GIVEN EXERCISE:
Retype the stretch of lines that starts at the line containing "Give me the Plotly source for this chart." and ends at the line containing "return (H - B - (p - OFF)) / ph", inclusive. Do not include pictures.

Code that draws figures

○ ○ ○ ○

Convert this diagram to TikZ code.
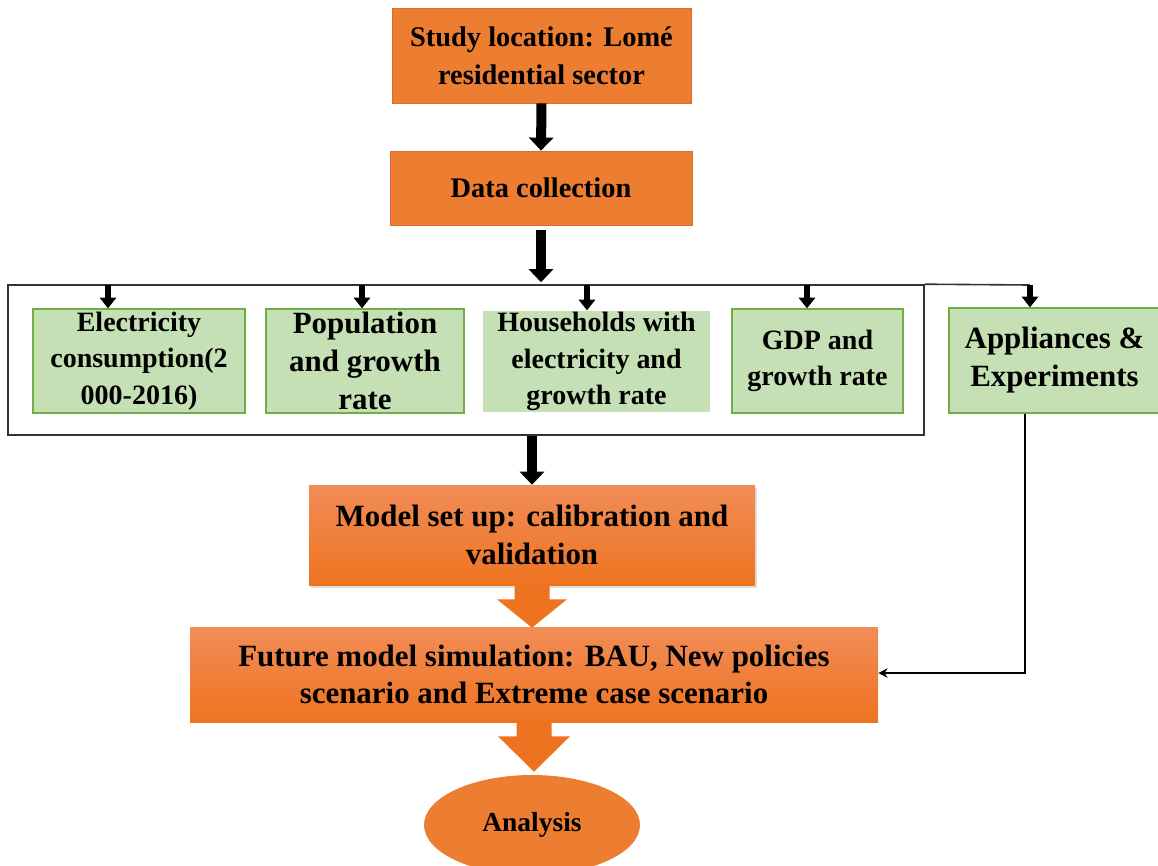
\documentclass[tikz,border=0pt]{standalone}
\usepackage{fontspec}
\setmainfont{Liberation Serif}
\usetikzlibrary{arrows.meta,calc,shadows,shapes.geometric}
\definecolor{orM}{HTML}{ED7D31}
\definecolor{orT}{HTML}{F18D57}
\definecolor{orB}{HTML}{EE7320}
\definecolor{orE}{HTML}{D96E2A}
\definecolor{grF}{HTML}{C5E0B4}
\definecolor{grD}{HTML}{70AD47}
\definecolor{frm}{HTML}{333333}
\begin{document}
\begin{tikzpicture}[x=0.75pt,y=-0.75pt,
  obox/.style={rectangle, fill=orM, draw=orE, line width=0.6pt, align=center, inner sep=0pt,
    font=\fontsize{21.3}{28.5}\selectfont\bfseries},
  gobox/.style={rectangle, top color=orT, bottom color=orB, draw=none, align=center, inner sep=0pt,
    font=\fontsize{23.2}{28}\selectfont\bfseries},
  gbox/.style={rectangle, fill=grF, draw=grD, line width=0.9pt, align=center, inner sep=0pt},
  gsmall/.style={font=\fontsize{21}{27.5}\selectfont\bfseries},
  glarge/.style={font=\fontsize{23.2}{28.5}\selectfont\bfseries},
  bigarr/.style={line width=7.5pt, -{Triangle[width=18pt,length=9.75pt]}},
  smallarr/.style={line width=4.5pt, -{Triangle[width=12pt,length=8pt]}},
  thinline/.style={line width=2pt},
  blockarr/.style={fill=orB, draw=none},
]
\useasboundingbox (0,0) rectangle (1158,865);

% top boxes
\node[obox, minimum width=224.25pt, minimum height=71.25pt] (loc) at (541.5,55.5)
  {Study location: Lomé\\residential sector};
\node[obox, minimum width=226.5pt, minimum height=55.5pt] (dc) at (541,188)
  {Data collection};

% frame
\node[rectangle, draw=frm, line width=1.2pt, minimum width=687pt, minimum height=112.5pt,
  inner sep=0pt] (frame) at (466,360) {};
\coordinate (jx) at (1030,285);
\draw[draw=frm, line width=1.2pt] (frame.north east) -- (jx);

% green boxes
\node[gbox, gsmall, minimum width=159pt, minimum height=78pt] (elec) at (139,361)
  {Electricity\\consumption(2\\000-2016)};
\node[gbox, glarge, minimum width=148.5pt, minimum height=78pt] (pop) at (365,361)
  {Population\\and growth\\rate};
\node[gbox, gsmall, draw=none, minimum width=170.25pt, minimum height=75.75pt] (hh) at (596.5,361.5)
  {Households with\\electricity and\\growth rate};
\node[gbox, gsmall, minimum width=128.25pt, minimum height=78pt] (gdp) at (817.5,361)
  {GDP and\\growth rate};
\node[gbox, glarge, minimum width=158.25pt, minimum height=78.75pt] (app) at (1054.5,360.5)
  {Appliances \&\\Experiments};

% model boxes
\node[gobox, minimum width=334.5pt, minimum height=75pt,
  drop shadow={shadow xshift=1.5pt, shadow yshift=-2pt, opacity=0.25}] (model) at (532,535)
  {Model set up: calibration and\\validation};
\node[gobox, minimum width=516pt, minimum height=71.25pt] (fut) at (534,674.5)
  {Future model simulation: BAU, New policies\\scenario and Extreme case scenario};
\node[ellipse, fill=orM, draw=none, minimum width=162pt, minimum height=75pt, inner sep=0pt,
  font=\fontsize{20.6}{24}\selectfont\bfseries] (ana) at (532,825) {Analysis};

% arrows
\draw[bigarr] (loc.south) -- (dc.north);
\draw[bigarr] ($(dc.south)+(0,5)$) -- ($(dc.south |- frame.north)+(0,-2)$);

\coordinate (t1) at (108,285);
\coordinate (t2) at (362,285);
\coordinate (t3) at (587,285);
\coordinate (t4) at (807,285);
\draw[smallarr] (t1) -- (t1 |- elec.north);
\draw[smallarr] (t2) -- (t2 |- pop.north);
\draw[smallarr] (t3) -- (t3 |- hh.north);
\draw[smallarr] (t4) -- (t4 |- gdp.north);
\draw[smallarr] (jx) -- (jx |- app.north);

\draw[bigarr] (model.north |- frame.south) -- (model.north);

% block arrows
\fill[blockarr] ($(model.south)+(-17.5,0)$) -- ($(model.south)+(-17.5,14)$) -- ($(model.south)+(-35,14)$)
  -- ($(model.south |- fut.north)+(0,1)$) -- ($(model.south)+(35,14)$) -- ($(model.south)+(17.5,14)$)
  -- ($(model.south)+(17.5,0)$) -- cycle;
\fill[blockarr] ($(fut.south)+(-17.5,0)$) -- ($(fut.south)+(-17.5,14)$) -- ($(fut.south)+(-36,14)$)
  -- ($(fut.south |- ana.north)+(0,-3)$) -- ($(fut.south)+(36,14)$) -- ($(fut.south)+(17.5,14)$)
  -- ($(fut.south)+(17.5,0)$) -- cycle;

% feedback line
\coordinate (fb) at (1025,673);
\draw[thinline, -{Stealth[width=7pt,length=7pt]}] (fb |- app.south) -- (fb) -- (fb -| fut.east);
\end{tikzpicture}
\end{document}
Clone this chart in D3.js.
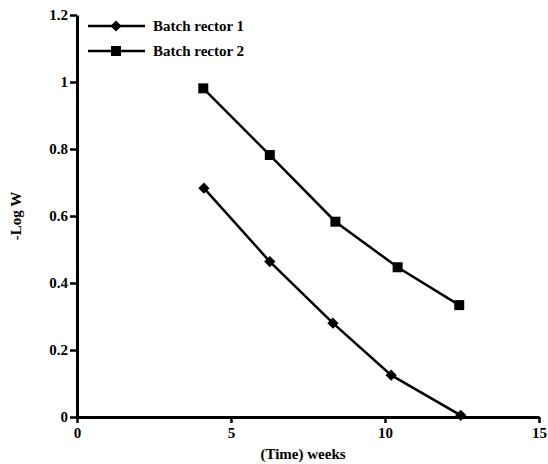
<!DOCTYPE html>
<html>
<head>
<meta charset="utf-8">
<script src="https://cdn.jsdelivr.net/npm/d3@7"></script>
<style>
  body { margin: 0; background: #fff; }
  text { font-family: "Liberation Serif", "Times New Roman", serif; font-weight: bold; fill: #000; }
</style>
</head>
<body>
<div id="chart"></div>
<script>
// data
const weeks1 = [4.12, 6.26, 8.31, 10.2, 12.46];
const logW1 = [0.683, 0.464, 0.28, 0.125, 0.005];
const weeks2 = [4.1, 6.26, 8.39, 10.41, 12.41];
const logW2 = [0.981, 0.782, 0.583, 0.447, 0.334];
const seriesNames = ["Batch rector 1", "Batch rector 2"];
const xTicks = [0, 5, 10, 15];
const yTicks = [0, 0.2, 0.4, 0.6, 0.8, 1, 1.2];

const width = 548, height = 464;
const margin = {left: 77, right: 9, top: 15, bottom: 47};

const svg = d3.select("#chart").append("svg")
  .attr("width", width)
  .attr("height", height);

const x = d3.scaleLinear().domain([0, 15]).range([margin.left, width - margin.right]);
const y = d3.scaleLinear().domain([0, 1.2]).range([height - margin.bottom, margin.top]);

const series = [
  {name: seriesNames[0], pts: weeks1.map((w, i) => [w, logW1[i]]), shape: d3.symbolDiamond2, size: 80},
  {name: seriesNames[1], pts: weeks2.map((w, i) => [w, logW2[i]]), shape: d3.symbolSquare, size: 100}
];

// axes
const xAxis = svg.append("g")
  .attr("transform", `translate(0,${y(0)})`)
  .call(d3.axisBottom(x).tickValues(xTicks).tickSize(6).tickPadding(2).tickSizeOuter(0));
const yAxis = svg.append("g")
  .attr("transform", `translate(${x(0)},0)`)
  .call(d3.axisLeft(y).tickValues(yTicks).tickSize(7).tickPadding(2).tickSizeOuter(0)
    .tickFormat(d => d3.format("")(+d.toFixed(1))));

[xAxis, yAxis].forEach(g => {
  g.select(".domain").attr("stroke", "#000").attr("stroke-width", 3);
  g.selectAll(".tick line").attr("stroke", "#000").attr("stroke-width", 2.5);
  g.selectAll(".tick text").style("font-size", "15px").attr("fill", "#000");
});
xAxis.selectAll(".tick text").attr("dy", "0.85em");

// lines and markers
const line = d3.line().x(d => x(d[0])).y(d => y(d[1]));
series.forEach(s => {
  svg.append("path")
    .datum(s.pts)
    .attr("d", line)
    .attr("fill", "none")
    .attr("stroke", "#000")
    .attr("stroke-width", 2.5);
  svg.selectAll(null)
    .data(s.pts)
    .enter().append("path")
    .attr("d", d3.symbol().type(s.shape).size(s.size))
    .attr("transform", d => `translate(${x(d[0])},${y(d[1])})`)
    .attr("fill", "#000");
});

// legend
const legend = svg.append("g");
series.forEach((s, i) => {
  const ly = 26 + i * 25;
  legend.append("line")
    .attr("x1", 88).attr("x2", 145)
    .attr("y1", ly).attr("y2", ly)
    .attr("stroke", "#000").attr("stroke-width", 2.5);
  legend.append("path")
    .attr("d", d3.symbol().type(s.shape).size(s.size))
    .attr("transform", `translate(116,${ly})`)
    .attr("fill", "#000");
  legend.append("text")
    .attr("x", 153).attr("y", ly + 5)
    .style("font-size", "15px")
    .text(s.name);
});

// axis titles
svg.append("text")
  .attr("x", (x(0) + x(15)) / 2 - 5)
  .attr("y", 459)
  .attr("text-anchor", "middle")
  .style("font-size", "15px")
  .text("(Time) weeks");

svg.append("text")
  .attr("transform", `translate(21,${y(0.6)}) rotate(-90)`)
  .attr("text-anchor", "middle")
  .style("font-size", "15px")
  .text("-Log W");
</script>
</body>
</html>
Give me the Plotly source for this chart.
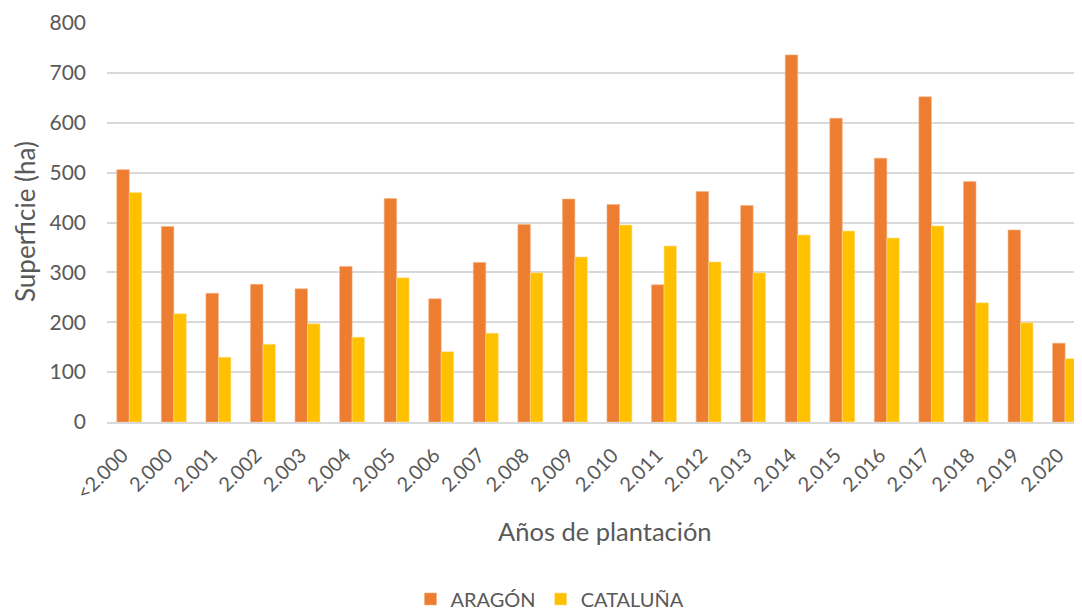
import plotly.graph_objects as go

categories = ["<2.000", "2.000", "2.001", "2.002", "2.003", "2.004", "2.005", "2.006",
              "2.007", "2.008", "2.009", "2.010", "2.011", "2.012", "2.013", "2.014",
              "2.015", "2.016", "2.017", "2.018", "2.019", "2.020"]
aragon = [506, 392, 258, 276, 267, 312, 448, 247, 320, 396, 447, 436, 275, 462, 434,
          736, 609, 529, 652, 482, 385, 158]
cataluna = [460, 217, 130, 156, 197, 170, 289, 141, 178, 299, 331, 395, 353, 321, 299,
            375, 383, 369, 393, 239, 199, 127]

FONT = "Lato"
GREY = "#595959"

fig = go.Figure()
fig.add_trace(go.Bar(x=list(range(len(categories))), y=aragon, name="ARAGÓN",
                     marker=dict(color="#ED7D31", line=dict(color="#F4B183", width=0.6))))
fig.add_trace(go.Bar(x=list(range(len(categories))), y=cataluna, name="CATALUÑA",
                     marker=dict(color="#FFC000", line=dict(color="#FFE08A", width=0.6))))

OFF = 8  # default page body margin
W, H = 1082 - 2 * OFF, 612 - OFF
L, R, T = 107 - OFF, 0, 23 - OFF
B = H - (422 - OFF)
pw = W - L - R
ph = H - T - B

def px_x(p):
    return (p - OFF - L) / pw

def px_y(p):
    return (H - B - (p - OFF)) / ph

fig.update_layout(
    width=W, height=H,
    margin=dict(l=L, r=R, t=T, b=B, autoexpand=False),
    paper_bgcolor="white", plot_bgcolor="white",
    barmode="group", bargap=0.44, bargroupgap=0,
    font=dict(family=FONT, color=GREY, size=20),
    showlegend=True,
    legend=dict(orientation="h", x=px_x(550), xanchor="center", y=px_y(599), yanchor="middle",
                font=dict(size=20, color=GREY), itemwidth=30),
    xaxis=dict(tickmode="array", tickvals=list(range(len(categories))), ticktext=categories,
               range=[-0.5, 21.2], tickangle=-45, showgrid=False, showline=True,
               linecolor="#D9D9D9", linewidth=1.5, ticks="", automargin=False,
               ticklabeloverflow="allow", ticklabelstandoff=12, ticklabelshift=-7,
               tickfont=dict(size=20, color=GREY)),
    yaxis=dict(range=[0, 800], dtick=100, showgrid=True, gridcolor="#D9D9D9", gridwidth=1.5,
               zeroline=False, showline=False, ticks="", ticklen=0, automargin=False,
               ticklabelstandoff=20, tickfont=dict(size=21, color=GREY)),
    annotations=[
        dict(text="Años de plantación", xref="paper", yref="paper", x=px_x(605), y=px_y(531),
             xanchor="center", yanchor="middle", showarrow=False,
             font=dict(size=25.5, color=GREY, family=FONT)),
        dict(text="Superficie (ha)", xref="paper", yref="paper", x=px_x(25), y=px_y(222),
             xanchor="center", yanchor="middle", showarrow=False, textangle=-90,
             font=dict(size=26, color=GREY, family=FONT)),
    ],
)

fig.write_html("out.html")
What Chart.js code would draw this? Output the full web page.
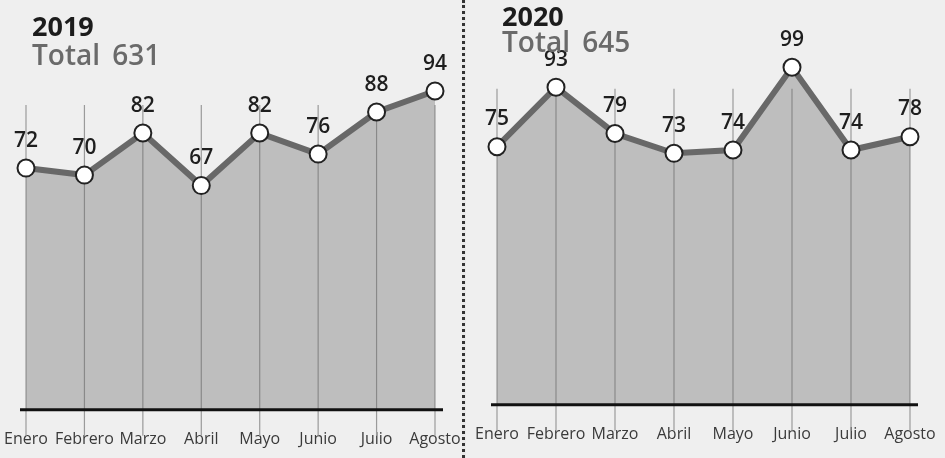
<!DOCTYPE html>
<html>
<head>
<meta charset="utf-8">
<script src="https://cdn.jsdelivr.net/npm/chart.js@4.4.0/dist/chart.umd.min.js"></script>
<style>
    html, body { margin: 0; padding: 0; }
    body {
        width: 945px;
        height: 458px;
        background: #e9e9e9;
        position: relative;
        overflow: hidden;
        font-family: "Open Sans", "Noto Sans", sans-serif;
    }
    .panel { position: absolute; top: 0; height: 458px; background: #efefef; overflow: hidden; }
    #panel2019 { left: 0; width: 462px; }
    #panel2020 { left: 466px; width: 479px; }
    .separator {
        position: absolute; left: 462px; top: 0; width: 0; height: 458px;
        border-left: 3px dotted #333;
    }
    .title { position: absolute; line-height: 1; }
    .year { font-size: 27px; font-weight: 700; color: #1c1c1c; }
    .total { font-size: 28px; font-weight: 600; color: #6a6a6a; word-spacing: 5px; }
    canvas { position: absolute; left: 0; top: 0; }
</style>
</head>
<body>
<div class="panel" id="panel2019">
    <canvas id="chart2019" width="462" height="458"></canvas>
    <div class="title year" style="left:32px; top:12px;">2019</div>
    <div class="title total" style="left:32px; top:40px;">Total 631</div>
</div>
<div class="separator"></div>
<div class="panel" id="panel2020">
    <canvas id="chart2020" width="479" height="458"></canvas>
    <div class="title year" style="left:36px; top:2px;">2020</div>
    <div class="title total" style="left:36px; top:27px;">Total 645</div>
</div>

<script>
// ========================================
// DATOS
// ========================================
const meses = ['Enero', 'Febrero', 'Marzo', 'Abril', 'Mayo', 'Junio', 'Julio', 'Agosto'];
const valores2019 = [72, 70, 82, 67, 82, 76, 88, 94];
const valores2020 = [75, 93, 79, 73, 74, 99, 74, 78];

// ========================================
// PLUGINS
// ========================================

// Líneas verticales por mes (desde arriba hasta debajo de la base)
const lineasMes = {
    id: 'lineasMes',
    beforeDatasetsDraw(chart, args, opts) {
        const ctx = chart.ctx;
        const x = chart.scales.x;
        const y = chart.scales.y;
        const top = y.getPixelForValue(opts.topValue);
        const bottom = chart.chartArea.bottom + opts.below;
        ctx.save();
        ctx.strokeStyle = '#9a9a9a';
        ctx.lineWidth = 1.2;
        meses.forEach((m, i) => {
            const px = x.getPixelForValue(i);
            ctx.beginPath();
            ctx.moveTo(px, top);
            ctx.lineTo(px, bottom);
            ctx.stroke();
        });
        ctx.restore();
    },
    afterDatasetsDraw(chart) {
        // Línea base negra
        const ctx = chart.ctx;
        const area = chart.chartArea;
        ctx.save();
        ctx.strokeStyle = '#111';
        ctx.lineWidth = 3;
        ctx.beginPath();
        ctx.moveTo(area.left - 6, area.bottom);
        ctx.lineTo(area.right + 8, area.bottom);
        ctx.stroke();
        ctx.restore();
    }
};

// Valores encima de cada punto
const etiquetasValor = {
    id: 'etiquetasValor',
    afterDatasetsDraw(chart) {
        const ctx = chart.ctx;
        const meta = chart.getDatasetMeta(0);
        const data = chart.data.datasets[0].data;
        ctx.save();
        ctx.font = '600 21px "Open Sans", sans-serif';
        ctx.fillStyle = '#1e1e1e';
        ctx.textAlign = 'center';
        ctx.textBaseline = 'bottom';
        meta.data.forEach((pt, i) => {
            ctx.fillText(String(data[i]), pt.x, pt.y - 17);
        });
        ctx.restore();
    }
};

// ========================================
// GRÁFICOS
// ========================================

function crearGrafico(canvasId, valores, yMin, yMax, padding, topValue) {
    const ctx = document.getElementById(canvasId);
    return new Chart(ctx, {
        type: 'line',
        data: {
            labels: meses,
            datasets: [{
                data: valores,
                borderColor: '#686868',
                borderWidth: 6,
                backgroundColor: 'rgba(110, 110, 110, 0.38)',
                fill: 'start',
                tension: 0,
                pointRadius: 8.5,
                pointBorderWidth: 2,
                pointBorderColor: '#222',
                pointBackgroundColor: '#ffffff',
                clip: false
            }]
        },
        options: {
            responsive: false,
            animation: false,
            events: [],
            layout: { padding: padding, autoPadding: false },
            scales: {
                x: {
                    offset: false,
                    grid: {
                        drawOnChartArea: false,
                        drawTicks: true,
                        tickLength: 20,
                        tickColor: 'rgba(0,0,0,0)'
                    },
                    border: { display: false },
                    ticks: {
                        color: '#3a3a3a',
                        padding: 0,
                        maxRotation: 0,
                        autoSkip: false,
                        font: { family: '"Open Sans", sans-serif', size: 16, weight: 400 }
                    }
                },
                y: {
                    display: false,
                    min: yMin,
                    max: yMax
                }
            },
            plugins: {
                legend: { display: false },
                tooltip: { enabled: false },
                lineasMes: { topValue: topValue, below: 26 }
            }
        },
        plugins: [lineasMes, etiquetasValor]
    });
}

document.addEventListener('DOMContentLoaded', function() {
    crearGrafico('chart2019', valores2019, 3, 100,
        { left: 26, right: 27, top: 70, bottom: 9 }, 90);
    crearGrafico('chart2020', valores2020, -3, 100,
        { left: 31, right: 35, top: 64, bottom: 14 }, 92.5);
});
</script>
</body>
</html>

○ ○ ○ ○

CORRECT ANSWER:
Give me the Plotly source for this chart.
import plotly.graph_objects as go

categories = ["<2.000", "2.000", "2.001", "2.002", "2.003", "2.004", "2.005", "2.006",
              "2.007", "2.008", "2.009", "2.010", "2.011", "2.012", "2.013", "2.014",
              "2.015", "2.016", "2.017", "2.018", "2.019", "2.020"]
aragon = [506, 392, 258, 276, 267, 312, 448, 247, 320, 396, 447, 436, 275, 462, 434,
          736, 609, 529, 652, 482, 385, 158]
cataluna = [460, 217, 130, 156, 197, 170, 289, 141, 178, 299, 331, 395, 353, 321, 299,
            375, 383, 369, 393, 239, 199, 127]

FONT = "Lato"
GREY = "#595959"

fig = go.Figure()
fig.add_trace(go.Bar(x=list(range(len(categories))), y=aragon, name="ARAGÓN",
                     marker=dict(color="#ED7D31", line=dict(color="#F4B183", width=0.6))))
fig.add_trace(go.Bar(x=list(range(len(categories))), y=cataluna, name="CATALUÑA",
                     marker=dict(color="#FFC000", line=dict(color="#FFE08A", width=0.6))))

OFF = 8  # default page body margin
W, H = 1082 - 2 * OFF, 612 - OFF
L, R, T = 107 - OFF, 0, 23 - OFF
B = H - (422 - OFF)
pw = W - L - R
ph = H - T - B

def px_x(p):
    return (p - OFF - L) / pw

def px_y(p):
    return (H - B - (p - OFF)) / ph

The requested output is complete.